週刊税務通信NO.3715(2022年)6頁
なお、適用時期は令和4年分以後の所得税について適用予定です。
雑所得になるとどうなるの?
副業が、業務に係る雑所得にあたる場合には、青色申告の特別控除(措法25の2)が使えなくなります。また、給与所得との損益通算(所法69①)ができなくなります。
そもそも通達とは何か?
今回の通達の改正について、まず、通達とは何ぞや?というところから確認したいと思います。
通達は、国税庁から税務署への命令であり、組織内では、拘束力を持つものですが、国民に対して拘束力を持つ法規ではなく、裁判所もそれに拘束されません。
通達は、上級行政庁の下級行政庁への命令であり、行政組織の内部では、拘束力を持つが、国民に対して拘束力を持つ法規ではなく、裁判所もそれに拘束されない。したがって、通達は租税法の法源ではない。
金子宏『租税法〔第24版〕』(弘文堂、2021年)116頁
だからといって、日々の租税行政は、通達をよりどころとして、行われているので、納税者側で争わないかぎりは、法律の解釈運用に関する問題は通達に即して解決されることになります。そのため、実質的に通達は、法律と同様の機能を果たしていると言えます。
しかし、実際には、日々の租税行政は通達に依拠して行われており、納税者の側で争わない限り、租税法の解釈・運用に関する大多数の問題は、通達に即して解決されることになるから、現実には、通達は法源と同様の機能を果たしている、といっても過言ではない。
金子宏『租税法〔第24版〕』(弘文堂、2021年)116頁
よって、課税庁(国税庁や税務署)は、この通達に沿って、指導をすることになります。
そもそも事業所得とは何か?
まず、ある所得が事業所得に該当するか、又は雑所得に該当するか判断するには、まずその所得が事業所得に該当するか検討することが必要です。
事業所得とは、農業、漁業、製造業、(中略)サービス業その他の事業で、対価を得て継続的に行う事業とされています。(所法27①、所令63)
すなわち、事業所得とは、自己の計算と危険において独立して営まれ、営利性、有償性を有し、かつ反覆継続して遂行する意思と社会的地位とが客観的に認められる業務から生ずる所得をいいます(最判昭和56年4月24日民集35巻3号672頁)。
この観点からは、当然に取引の種類、その取引における自分の役割、人的・物的設備があるかどうか、資金調達方法など総合的に検討する必要があります。
「対価を得て継続的に行う事業」に該当するか否かは、結局、一般社会通念に照らしてきめるほかないと思われるが、その判断に際しては、営利性・有償性の有無、継続性・反覆性の有無のほかに事業としての社会的客観性の有無が問われなければならず、この観点からは、当然にその取引の種類、取引における自己の役割、取引のための人的・物的設備の有無、資金の調達方法、取引に費した精神的、肉体的労力の程度、その者の職業・社会的地位などの諸点が、検討されなければならない。

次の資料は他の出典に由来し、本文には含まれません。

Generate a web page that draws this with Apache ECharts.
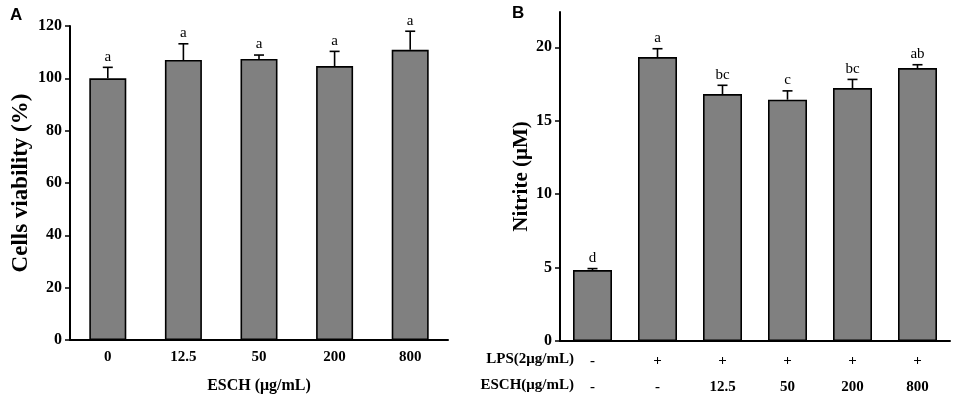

大阪地判昭和49年2月6日行集〔参〕26巻3号445頁
私見ですが
事業に該当するかどうかの判断については、令和4年分の副業の売上が、たとえ300万円を超えたとしても、その所得を得るための活動が、社会通念上、事業に該当するかどうかを個別に判断することが大切だと思います。また、その判断は、取引の種類、自己の役割、設備の有無などを総合的に検討して判断する必要があると思われます。
自分なら、青色申告決算書の3頁の「本年中における特殊事情」に、取引の種類、自己の役割など、箇条書きにして、自己がどういう立場で、どういう設備を有してということなど、具体的に検討して、事業所得に該当することを判断しました。ということを書くかなとか。(もちろん、雑所得にあたると判断される活動について、事業所得に該当すると判断することはできません。)
パブリックコメントなので、断定的なことは言えませんが、令和4年分の確定申告において、副業年収が300万円を超えない活動について、事業所得として申告することは、厳しくなるのではないかと考えております。